Google Cloud Virtual IP Resource Tuning Properties

Health check timeout (5 to 999999999)**

Specify a timeout value for awaiting a health check from the load balancer of Google Cloud Platform, in order to check whether the load balancer periodically performs health checks.

3.22. Understanding Oracle Cloud Virtual IP resources

3.22.1. Dependencies of Oracle Cloud Virtual IP resources

By default, this function does not depend on any group resource type.

3.22.2. What is an Oracle Cloud Virtual IP resource?

For virtual machines in the Oracle Cloud Infrastructure environment, client applications can use a public virtual IP (VIP) address to connect to the node that constitutes a cluster. Using the VIP address eliminates the need for clients to be aware of switching between the virtual machines even after a failover or a group migration occurs.

To access the cluster created in the Oracle Cloud Infrastructure environment as in the figure above, specify the port for communicating from the outside as well as the VIP (global IP) address or DNS name. The active and standby nodes of the cluster are switched by controlling the load balancer of Oracle Cloud Infrastructure (Load Balancer in the figure above) from EXPRESSCLUSTER. For this control, Health Check (in the figure above) is used.
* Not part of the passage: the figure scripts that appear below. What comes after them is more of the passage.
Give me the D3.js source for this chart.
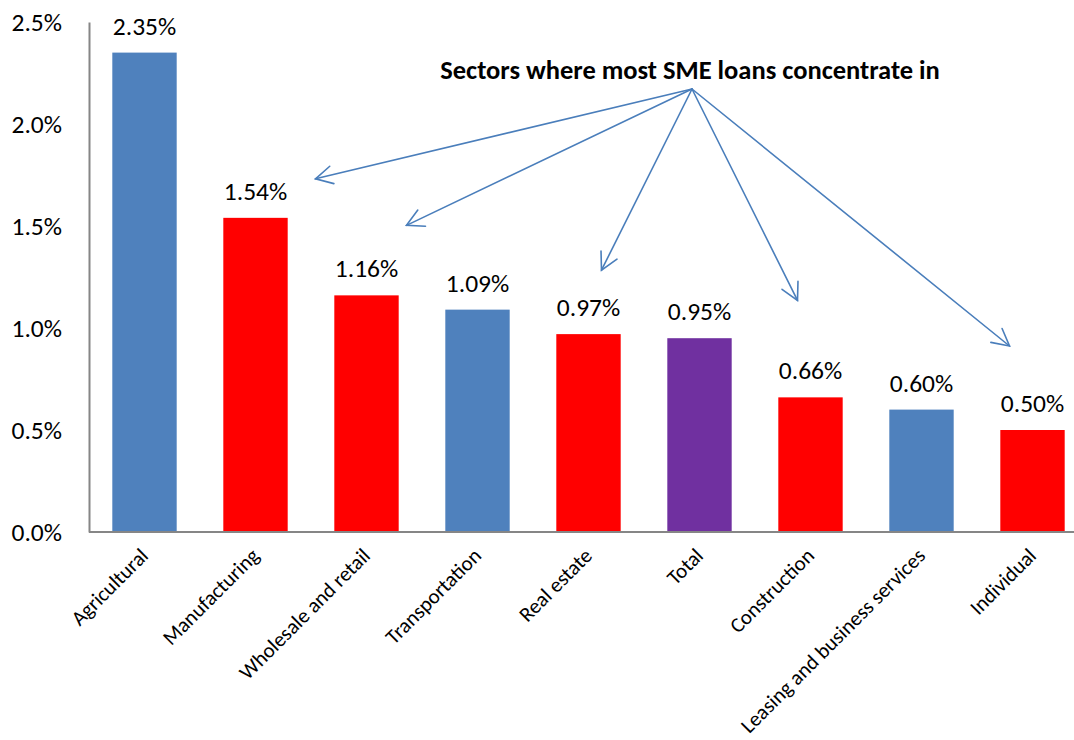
<!DOCTYPE html>
<html>
<head>
<meta charset="utf-8">
<script src="https://cdn.jsdelivr.net/npm/d3@7"></script>
<style>
  html, body { margin: 0; padding: 0; background: #fff; }
  svg { display: block; }
  text { font-family: Carlito, Lato, "Open Sans", sans-serif; fill: #000; }
</style>
</head>
<body>
<svg id="chart" width="1074" height="740"></svg>
<script>
// Non-performing SME loan ratio by sector
const categories = ["Agricultural", "Manufacturing", "Wholesale and retail", "Transportation",
  "Real estate", "Total", "Construction", "Leasing and business services", "Individual"];
const values = [2.35, 1.54, 1.16, 1.09, 0.97, 0.95, 0.66, 0.60, 0.50];
// "focus" = sectors where most SME loans concentrate
const groups = ["other", "focus", "focus", "other", "focus", "total", "focus", "other", "focus"];
const yTicks = [0, 0.5, 1.0, 1.5, 2.0, 2.5];
const calloutText = "Sectors where most SME loans concentrate in";

const svg = d3.select("#chart");
const margin = { left: 89, top: 22, bottom: 532 };

const x = d3.scaleBand()
  .domain(categories)
  .range([margin.left, margin.left + 999])
  .paddingInner(0.42)
  .paddingOuter(0.21);

const y = d3.scaleLinear().domain([0, 2.5]).range([margin.bottom, margin.top]);

const color = d3.scaleOrdinal()
  .domain(["other", "focus", "total"])
  .range(["#4F81BD", "#FF0000", "#7030A0"]);

// Bars
svg.append("g").selectAll("rect")
  .data(categories)
  .join("rect")
  .attr("x", d => x(d))
  .attr("width", x.bandwidth())
  .attr("y", (d, i) => y(values[i]))
  .attr("height", (d, i) => y(0) - y(values[i]))
  .attr("fill", (d, i) => color(groups[i]));

// Value labels
svg.append("g").selectAll("text")
  .data(categories)
  .join("text")
  .attr("x", d => x(d) + x.bandwidth() / 2)
  .attr("y", (d, i) => y(values[i]) - 18)
  .attr("text-anchor", "middle")
  .style("font-size", "25.5px")
  .text((d, i) => values[i].toFixed(2) + "%");

// Y axis
const yAxis = d3.axisLeft(y)
  .tickValues(yTicks)
  .tickFormat(d => d.toFixed(1) + "%")
  .tickSize(0)
  .tickPadding(27);
const yg = svg.append("g").attr("transform", `translate(${margin.left},0)`).call(yAxis);
yg.select(".domain").attr("stroke", "#868686").attr("stroke-width", 2);
yg.selectAll("text").style("font-size", "25.5px").attr("font-family", null);

// X axis
const xAxis = d3.axisBottom(x).tickSize(0).tickPadding(0);
const xg = svg.append("g").attr("transform", `translate(0,${margin.bottom})`).call(xAxis);
xg.select(".domain").attr("stroke", "#868686").attr("stroke-width", 2)
  .attr("d", `M${margin.left},0H1074`);
xg.selectAll(".tick text")
  .attr("text-anchor", "end")
  .attr("dy", null)
  .attr("y", 0)
  .attr("transform", "translate(5,25) rotate(-45)")
  .attr("font-family", null)
  .style("font-size", "21px");

// Callout with arrows toward the concentration sectors
const apex = { x: 692, y: 89 };
svg.append("text")
  .attr("x", 690)
  .attr("y", 79)
  .attr("text-anchor", "middle")
  .style("font-size", "26.5px")
  .style("font-weight", "bold")
  .text(calloutText);

// Arrow tip offsets relative to the top centre of each targeted bar
const tipOffsets = [[60, -39], [40, -70], [13, -64], [-13, -97], [-23, -84]];
const targets = categories.filter((d, i) => groups[i] === "focus");

const arrowColor = "#4A7EBB";
const ag = svg.append("g")
  .attr("stroke", arrowColor)
  .attr("stroke-width", 1.6)
  .attr("fill", "none")
  .attr("stroke-linecap", "round");

targets.forEach((cat, k) => {
  const i = categories.indexOf(cat);
  const tx = x(cat) + x.bandwidth() / 2 + tipOffsets[k][0];
  const ty = y(values[i]) + tipOffsets[k][1];
  ag.append("line").attr("x1", apex.x).attr("y1", apex.y).attr("x2", tx).attr("y2", ty);
  const ang = Math.atan2(apex.y - ty, apex.x - tx);
  const len = 19, spread = 28 * Math.PI / 180;
  const p1 = [tx + len * Math.cos(ang - spread), ty + len * Math.sin(ang - spread)];
  const p2 = [tx + len * Math.cos(ang + spread), ty + len * Math.sin(ang + spread)];
  ag.append("path").attr("d", `M${p1[0]},${p1[1]}L${tx},${ty}L${p2[0]},${p2[1]}`);
});
</script>
</body>
</html>
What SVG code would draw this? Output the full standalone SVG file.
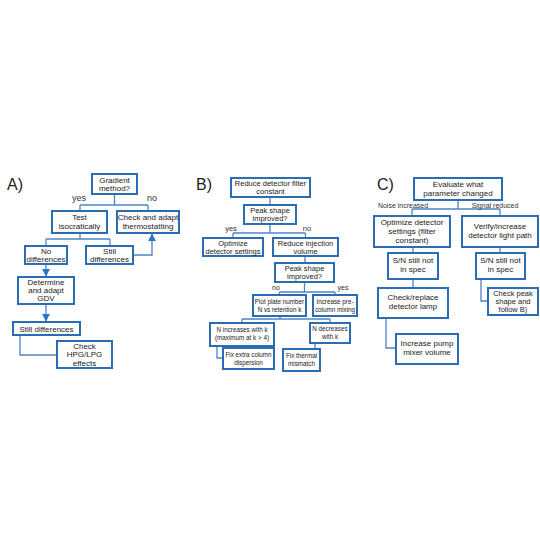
<svg xmlns="http://www.w3.org/2000/svg" width="540" height="540" viewBox="0 0 540 540">
<defs>
<style>
.b{fill:#ffffff;stroke:#2c6cb3;stroke-width:2}
.c{fill:none;stroke:#4c85c6;stroke-width:1.3}
.t{font-family:"Liberation Sans",Arial,sans-serif;fill:#222;text-anchor:middle}
.a{font-size:8px}
.m{font-size:7.5px}
.s{font-size:6.3px}
.l{font-family:"Liberation Sans",Arial,sans-serif;fill:#222;font-size:16px}
.lab{font-family:"Liberation Sans",Arial,sans-serif;fill:#333;text-anchor:middle}
</style>
<marker id="ah" viewBox="0 0 10 10" refX="9" refY="5" markerWidth="8" markerHeight="8" markerUnits="userSpaceOnUse" orient="auto">
<path d="M0,0 L10,5 L0,10 z" fill="#2e75c8"/>
</marker>
</defs>
<rect width="540" height="540" fill="#ffffff"/>

<text class="l" x="7" y="190">A)</text>
<text class="l" x="196" y="190">B)</text>
<text class="l" x="377" y="190">C)</text>

<g id="connectors">
<!-- A -->
<path class="c" d="M114.5,194 V205 M80,205 H148 M80,205 V211 M148,205 V211"/>
<path class="c" d="M80,233 V239 M46,239 H110 M46,239 V246 M110,239 V246"/>
<path class="c" d="M133,255 H152 V234" marker-end="url(#ah)"/>
<path class="c" d="M46,264 V276" marker-end="url(#ah)"/>
<path class="c" d="M46,304 V321" marker-end="url(#ah)"/>
<path class="c" d="M20,335 V355 H57"/>
<!-- B -->
<path class="c" d="M270,197 V205"/>
<path class="c" d="M270,224 V233 M233,233 H305.5 M233,233 V238 M305.5,233 V238"/>
<path class="c" d="M305,256 V263"/>
<path class="c" d="M304.5,282 V292 M279.5,292 H335 M279.5,292 V295 M335,292 V295"/>
<path class="c" d="M280,316 V319 M242,319 H330 M242,319 V323 M330,319 V323"/>
<path class="c" d="M217,346 V358 H223"/>
<path class="c" d="M315,343 V349"/>
<!-- C -->
<path class="c" d="M458,200 V209 M412,209 H500 M412,209 V216 M500,209 V216"/>
<path class="c" d="M413,247 V253 M413,279 V288"/>
<path class="c" d="M386,318 V348 H396"/>
<path class="c" d="M500,247 V253"/>
<path class="c" d="M481,279 V301 H488"/>
</g>

<!-- labels -->
<text class="lab" x="79" y="201" font-size="9">yes</text>
<text class="lab" x="152" y="201" font-size="9">no</text>
<text class="lab" x="231" y="231" font-size="7.5">yes</text>
<text class="lab" x="307" y="231" font-size="7.5">no</text>
<text class="lab" x="276" y="290" font-size="7">no</text>
<text class="lab" x="343" y="290" font-size="7">yes</text>
<text class="lab" x="403" y="207.5" font-size="7">Noise increased</text>
<text class="lab" x="495" y="207.5" font-size="7">Signal reduced</text>

<!-- Panel A -->
<g id="a-gradient"><rect class="b" x="92" y="174" width="45" height="20"/><text class="t a" x="114.5" y="182.5">Gradient</text><text class="t a" x="114.5" y="191">method?</text></g>
<g id="a-test"><rect class="b" x="52" y="211" width="55" height="22"/><text class="t a" x="79.5" y="220">Test</text><text class="t a" x="79.5" y="229">isocratically</text></g>
<g id="a-check"><rect class="b" x="117" y="211" width="62" height="22"/><text class="t a" x="148" y="220">Check and adapt</text><text class="t a" x="148" y="229">thermostatting</text></g>
<g id="a-nodiff"><rect class="b" x="25" y="246" width="42" height="18"/><text class="t a" x="46" y="254">No</text><text class="t a" x="46" y="262">differences</text></g>
<g id="a-stilldiff"><rect class="b" x="86" y="246" width="47" height="18"/><text class="t a" x="109.5" y="254">Still</text><text class="t a" x="109.5" y="262">differences</text></g>
<g id="a-gdv"><rect class="b" x="18" y="277" width="56" height="27"/><text class="t a" x="46" y="284.5">Determine</text><text class="t a" x="46" y="292.5">and adapt</text><text class="t a" x="46" y="301">GDV</text></g>
<g id="a-stilldiff2"><rect class="b" x="13" y="322" width="67" height="13"/><text class="t a" x="46.5" y="331.5">Still differences</text></g>
<g id="a-hpg"><rect class="b" x="57" y="341" width="55" height="27"/><text class="t a" x="84.5" y="348.5">Check</text><text class="t a" x="84.5" y="357">HPG/LPG</text><text class="t a" x="84.5" y="365.5">effects</text></g>

<!-- Panel B -->
<g id="b-reduce"><rect class="b" x="231" y="178" width="79" height="19"/><text class="t m" x="270.5" y="186">Reduce detector filter</text><text class="t m" x="270.5" y="194">constant</text></g>
<g id="b-peak1"><rect class="b" x="244" y="205" width="52" height="19"/><text class="t m" x="270" y="213">Peak shape</text><text class="t m" x="270" y="221">improved?</text></g>
<g id="b-optimize"><rect class="b" x="203" y="238" width="60" height="18"/><text class="t m" x="233" y="246">Optimize</text><text class="t m" x="233" y="254">detector settings</text></g>
<g id="b-injection"><rect class="b" x="273" y="238" width="65" height="18"/><text class="t m" x="305.5" y="246">Reduce injection</text><text class="t m" x="305.5" y="254">volume</text></g>
<g id="b-peak2"><rect class="b" x="275" y="263" width="59" height="19"/><text class="t m" x="304.5" y="271">Peak shape</text><text class="t m" x="304.5" y="279">improved?</text></g>
<g id="b-plot"><rect class="b" x="253" y="295" width="53" height="21"/><text class="t s" x="279.5" y="303.5">Plot plate number</text><text class="t s" x="279.5" y="311.5">N vs retention k</text></g>
<g id="b-premix"><rect class="b" x="313" y="295" width="44" height="21"/><text class="t s" x="335" y="303.5">Increase pre-</text><text class="t s" x="335" y="311.5">column mixing</text></g>
<g id="b-ninc"><rect class="b" x="210" y="323" width="64" height="23"/><text class="t s" x="242" y="332">N increases with k</text><text class="t s" x="242" y="340">(maximum at k &gt; 4)</text></g>
<g id="b-ndec"><rect class="b" x="310" y="323" width="40" height="20"/><text class="t s" x="330" y="331">N decreases</text><text class="t s" x="330" y="339">with k</text></g>
<g id="b-fixextra"><rect class="b" x="223" y="348" width="51" height="21"/><text class="t s" x="248.5" y="356.5">Fix extra column</text><text class="t s" x="248.5" y="364.5">dispersion</text></g>
<g id="b-fixthermal"><rect class="b" x="283" y="349" width="37" height="22"/><text class="t s" x="301.5" y="358">Fix thermal</text><text class="t s" x="301.5" y="366">mismatch</text></g>

<!-- Panel C -->
<g id="c-evaluate"><rect class="b" x="414" y="178" width="88" height="22"/><text class="t a" x="458" y="187">Evaluate what</text><text class="t a" x="458" y="196">parameter changed</text></g>
<g id="c-optimize"><rect class="b" x="374" y="216" width="76" height="31"/><text class="t a" x="412" y="225">Optimize detector</text><text class="t a" x="412" y="234">settings (filter</text><text class="t a" x="412" y="243">constant)</text></g>
<g id="c-verify"><rect class="b" x="462" y="216" width="76" height="31"/><text class="t a" x="500" y="229">Verify/increase</text><text class="t a" x="500" y="238">detector light path</text></g>
<g id="c-sn1"><rect class="b" x="388" y="253" width="50" height="26"/><text class="t a" x="413" y="263">S/N still not</text><text class="t a" x="413" y="272">in spec</text></g>
<g id="c-lamp"><rect class="b" x="378" y="288" width="70" height="30"/><text class="t a" x="413" y="300">Check/replace</text><text class="t a" x="413" y="309">detector lamp</text></g>
<g id="c-pump"><rect class="b" x="396" y="334" width="62" height="30"/><text class="t a" x="427" y="346">Increase pump</text><text class="t a" x="427" y="355">mixer volume</text></g>
<g id="c-sn2"><rect class="b" x="476" y="253" width="49" height="26"/><text class="t a" x="500.5" y="263">S/N still not</text><text class="t a" x="500.5" y="272">in spec</text></g>
<g id="c-peak"><rect class="b" x="488" y="288" width="50" height="27"/><text class="t m" x="513" y="296">Check peak</text><text class="t m" x="513" y="304">shape and</text><text class="t m" x="513" y="312">follow B)</text></g>
</svg>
At activation, start the control process for awaiting a health check from the load balancer of Oracle Cloud Infrastructure, and open the port specified in Port Number.

At deactivation, stop the control process for awaiting the health check, and close the port specified in Port Number.

Oracle Cloud virtual IP resources also support private load balancers of Oracle Cloud Infrastructure. For a private load balancer, the VIP address is the private IP address of Oracle Cloud Infrastructure.

3.22.3. Notes on Oracle Cloud Virtual IP resources

3.22.4. Details tab

Port Number (1 to 65535)

Specify a port number to be used by the load balancer of Oracle Cloud Infrastructure for the health check of each node: the value specified as the port number in configuring the backend set for health checks. For the health check protocol, specify TCP.

Tuning

Displays the Oracle Cloud Virtual IP Resource Tuning Properties dialog box, where you can make advanced settings for the Oracle Cloud virtual IP resource.

Oracle Cloud Virtual IP Resource Tuning Properties

Health check timeout (5 to 999999999)**

Specify a timeout value for awaiting a health check from the load balancer of Oracle Cloud Infrastructure, in order to check whether the load balancer periodically performs health checks.